Former Loretto Hospital chief financial officer Anosh Ahmed is back in Chicago after a stint abroad, a return that could speed up federal court action in two sweeping fraud cases tied to the West Side safety net hospital.
Ahmed is accused in an alleged $15 million embezzlement scheme involving vendor payments at Loretto Hospital and is also named in a separate, far larger indictment over purportedly bogus COVID-19 testing claims. Together, the cases have turned a small community hospital into the focus of a sprawling federal investigation.
As reported by Crain's Chicago Business, Ahmed recently returned to the United States after leaving around the time some of the charges were unsealed. According to that outlet, prosecutors and the U.S. Attorney's Office did not immediately respond to questions about his status or next steps.
Federal prosecutors first charged Ahmed and two co-defendants in 2024, alleging they siphoned more than $15 million from Loretto Hospital by routing bogus invoices and payments through sham vendors, according to the Chicago Sun-Times. A later superseding indictment expanded the picture: prosecutors say Ahmed and others used stolen patient data and sham laboratory arrangements to submit fraudulent COVID-19 testing claims, seeking roughly $894.5 million and receiving about $293 million in reimbursements, as reported by WBEZ. The government is pursuing forfeiture of assets it claims are tied to the alleged schemes.

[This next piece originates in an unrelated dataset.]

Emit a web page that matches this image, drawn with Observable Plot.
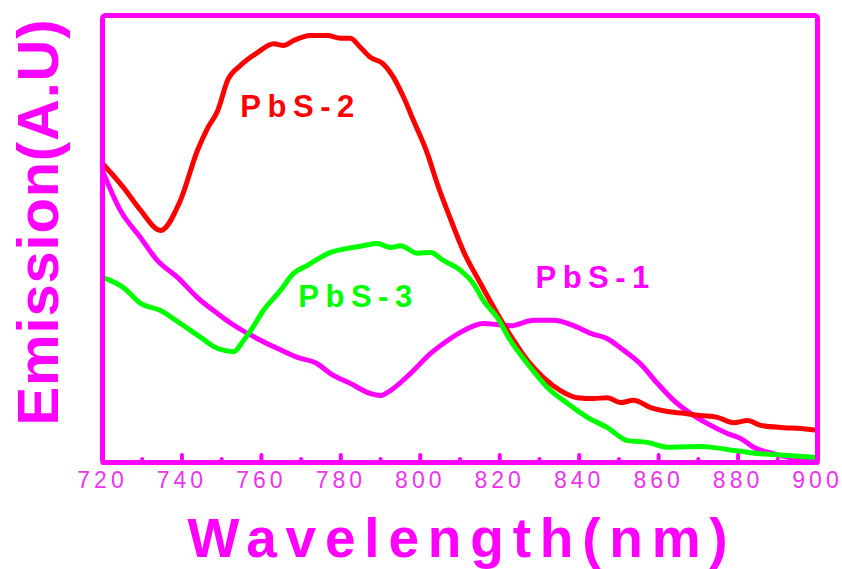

A federal court filing disclosed in January stated that Ahmed was arrested in Belgrade on Nov. 30, 2025, and that the United States submitted a formal extradition package in late January, according to reporting by WTTW. Those filings indicated he remained in Serbian custody while prosecutors sought extradition. Crain's has since reported that he has returned to the U.S. following that process. Court records reviewed by multiple outlets show a July 2026 trial date on the calendar, though defense attorneys have asked for a continuance.
What prosecutors allege
In the embezzlement case, the indictment includes counts of wire fraud, embezzlement and money laundering. Prosecutors allege that Ahmed and his co-defendants created sham vendor companies and used falsified invoices to pull money out of the hospital, according to the Chicago Sun-Times.
The separate COVID-19 testing indictment paints an even bigger alleged fraud. Prosecutors say the scheme relied on fake collection sites, scrambled or misused patient lists and non-operational laboratories in order to bill for testing and generate reimbursements, a narrative detailed by Block Club Chicago and other outlets. On paper, it looked like a vast testing operation. Prosecutors contend much of it existed only to move money.
What is next in court
If Ahmed is now in U.S. custody, a fresh arraignment and a more concrete pretrial schedule could follow relatively quickly. Court papers and public reporting indicate prosecutors had been pushing for a July 2026 trial date, while defense lawyers have been arguing for more time.
Coverage in CFO and previously filed court documents outline a series of timing disputes over discovery, extradition, and how long it will take to prepare for a complex financial trial that spans both traditional hospital contracting and pandemic-era testing programs.
Local fallout
The federal allegations have revived scrutiny of how Loretto Hospital was run during the pandemic, particularly its relationships with vendors and the way high-demand health services were rolled out on the West Side. Earlier stories raised questions about certain vaccine events and who benefited from them, as well as how some contractors got in the door.
Block Club Chicago reporting from 2021 and 2025 detailed Loretto's vaccine controversies and connections between particular vendors and former hospital executives. Community advocates say that history makes the new indictments feel less like a surprise and more like confirmation of long-standing worries about who was really being served.
Legal implications
The charges Ahmed faces carry serious penalties under federal law. Wire fraud statutes typically authorize maximum prison terms of up to 20 years per count, and money laundering and related financial-crime statutes can add additional potential prison time, fines and forfeiture, according to summaries by the Legal Information Institute at Cornell Law School. In practice, sentences in complex financial cases turn on factors such as loss calculations, any cooperation with prosecutors, and how federal sentencing guidelines apply.
Crain's Chicago Business reported Ahmed's return on April 22, 2026. The federal cases remain pending in Chicago, and prosecutors say they intend to move forward based on the evidence laid out in the indictments. Officials at the U.S. Attorney's Office and Loretto Hospital did not provide public comment in response to media inquiries cited in recent reporting.